→ Data lines

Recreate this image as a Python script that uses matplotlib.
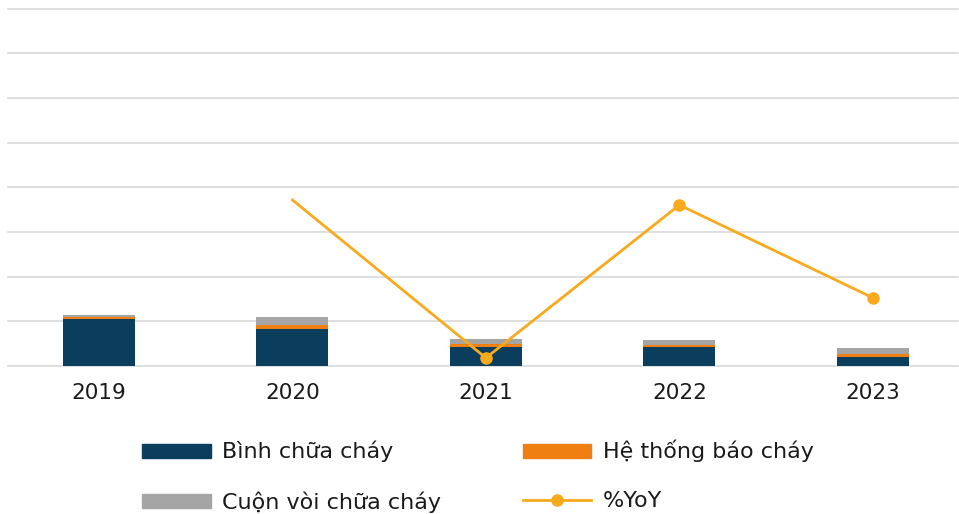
import matplotlib.pyplot as plt
from matplotlib.patches import Patch
from matplotlib.lines import Line2D
import numpy as np

plt.rcParams['font.family'] = ['DejaVu Sans']

years = ['2019', '2020', '2021', '2022', '2023']
binh = [105, 83, 43, 43, 20]       # Bình chữa cháy
bao_chay = [4.5, 9, 7, 5, 7]       # Hệ thống báo cháy
cuon_voi = [4.5, 18, 10, 10, 13]   # Cuộn vòi chữa cháy
yoy = [None, -5, -46, -6.3, -30.4]  # %YoY

c_navy = '#0B3D5C'
c_orange = '#EE7F10'
c_gray = '#A5A5A5'
c_line = '#F9AA1C'

W, H = 959, 514
fig = plt.figure(figsize=(W / 100, H / 100), dpi=100)
ax = fig.add_axes([8 / W, 1 - 366 / H, 950 / W, (366 - 8.5) / H])

x = np.arange(len(years))
bw = 0.372
b1 = np.array(binh)
b2 = np.array(bao_chay)
b3 = np.array(cuon_voi)
ax.bar(x, b1, bw, color=c_navy, zorder=2)
ax.bar(x, b2, bw, bottom=b1, color=c_orange, zorder=2)
ax.bar(x, b3, bw, bottom=b1 + b2, color=c_gray, zorder=2)

ax.set_ylim(0, 800)
ax.set_yticks(np.arange(0, 801, 100))
ax.yaxis.grid(True, color='#D9D9D9', linewidth=1.2, zorder=0)
ax.set_axisbelow(True)
ax.set_xticks(x)
ax.set_xticklabels(years)
ax.set_xlim(-0.470, 4.440)
for s in ax.spines.values():
    s.set_visible(False)

ax2 = ax.twinx()
yx = [i for i, v in enumerate(yoy) if v is not None]
yv = [v for v in yoy if v is not None]
ax2.plot(yx, yv, color=c_line, linewidth=2, marker='o', markersize=8,
         markevery=list(range(1, len(yv))), zorder=3)
ax2.set_ylim(-48.1, 44.7)
ax2.axis('off')

# twinx turns the left ticks back on, so hide them here
ax.tick_params(axis='y', left=False, right=False, labelleft=False)
ax.tick_params(axis='x', bottom=False, labelsize=15.5, pad=9, colors='#1a1a1a')
# keep top and bottom grid lines full width
for gl in ax.yaxis.get_gridlines():
    gl.set_clip_on(False)

handles = [
    Patch(color=c_navy, label='Bình chữa cháy'),
    Patch(color=c_gray, label='Cuộn vòi chữa cháy'),
    Patch(color=c_orange, label='Hệ thống báo cháy'),
    Line2D([], [], color=c_line, linewidth=2, marker='o', markersize=8, label='%YoY'),
]
fig.legend(handles=handles, ncol=2, loc='upper left', bbox_to_anchor=(122 / W, 1 - 420 / H),
           frameon=False, fontsize=16, handlelength=3.1, handleheight=0.6,
           handletextpad=0.5, columnspacing=3.67, labelspacing=1.3,
           labelcolor='#1a1a1a')

fig.savefig('out.png', dpi=100)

→ Written request
Leave the pictures out and output the rest of the listing exactly.

→ Answer
Recreate this image as a Python script that uses matplotlib.
import matplotlib.pyplot as plt
from matplotlib.patches import Patch
from matplotlib.lines import Line2D
import numpy as np

plt.rcParams['font.family'] = ['DejaVu Sans']

years = ['2019', '2020', '2021', '2022', '2023']
binh = [105, 83, 43, 43, 20]       # Bình chữa cháy
bao_chay = [4.5, 9, 7, 5, 7]       # Hệ thống báo cháy
cuon_voi = [4.5, 18, 10, 10, 13]   # Cuộn vòi chữa cháy
yoy = [None, -5, -46, -6.3, -30.4]  # %YoY

c_navy = '#0B3D5C'
c_orange = '#EE7F10'
c_gray = '#A5A5A5'
c_line = '#F9AA1C'

W, H = 959, 514
fig = plt.figure(figsize=(W / 100, H / 100), dpi=100)
ax = fig.add_axes([8 / W, 1 - 366 / H, 950 / W, (366 - 8.5) / H])

x = np.arange(len(years))
bw = 0.372
b1 = np.array(binh)
b2 = np.array(bao_chay)
b3 = np.array(cuon_voi)
ax.bar(x, b1, bw, color=c_navy, zorder=2)
ax.bar(x, b2, bw, bottom=b1, color=c_orange, zorder=2)
ax.bar(x, b3, bw, bottom=b1 + b2, color=c_gray, zorder=2)

ax.set_ylim(0, 800)
ax.set_yticks(np.arange(0, 801, 100))
ax.yaxis.grid(True, color='#D9D9D9', linewidth=1.2, zorder=0)
ax.set_axisbelow(True)
ax.set_xticks(x)
ax.set_xticklabels(years)
ax.set_xlim(-0.470, 4.440)
for s in ax.spines.values():
    s.set_visible(False)

ax2 = ax.twinx()
yx = [i for i, v in enumerate(yoy) if v is not None]
yv = [v for v in yoy if v is not None]
ax2.plot(yx, yv, color=c_line, linewidth=2, marker='o', markersize=8,
         markevery=list(range(1, len(yv))), zorder=3)
ax2.set_ylim(-48.1, 44.7)
ax2.axis('off')

# twinx turns the left ticks back on, so hide them here
ax.tick_params(axis='y', left=False, right=False, labelleft=False)
ax.tick_params(axis='x', bottom=False, labelsize=15.5, pad=9, colors='#1a1a1a')
# keep top and bottom grid lines full width
for gl in ax.yaxis.get_gridlines():
    gl.set_clip_on(False)

handles = [
    Patch(color=c_navy, label='Bình chữa cháy'),
    Patch(color=c_gray, label='Cuộn vòi chữa cháy'),
    Patch(color=c_orange, label='Hệ thống báo cháy'),
    Line2D([], [], color=c_line, linewidth=2, marker='o', markersize=8, label='%YoY'),
]
fig.legend(handles=handles, ncol=2, loc='upper left', bbox_to_anchor=(122 / W, 1 - 420 / H),
           frameon=False, fontsize=16, handlelength=3.1, handleheight=0.6,
           handletextpad=0.5, columnspacing=3.67, labelspacing=1.3,
           labelcolor='#1a1a1a')

fig.savefig('out.png', dpi=100)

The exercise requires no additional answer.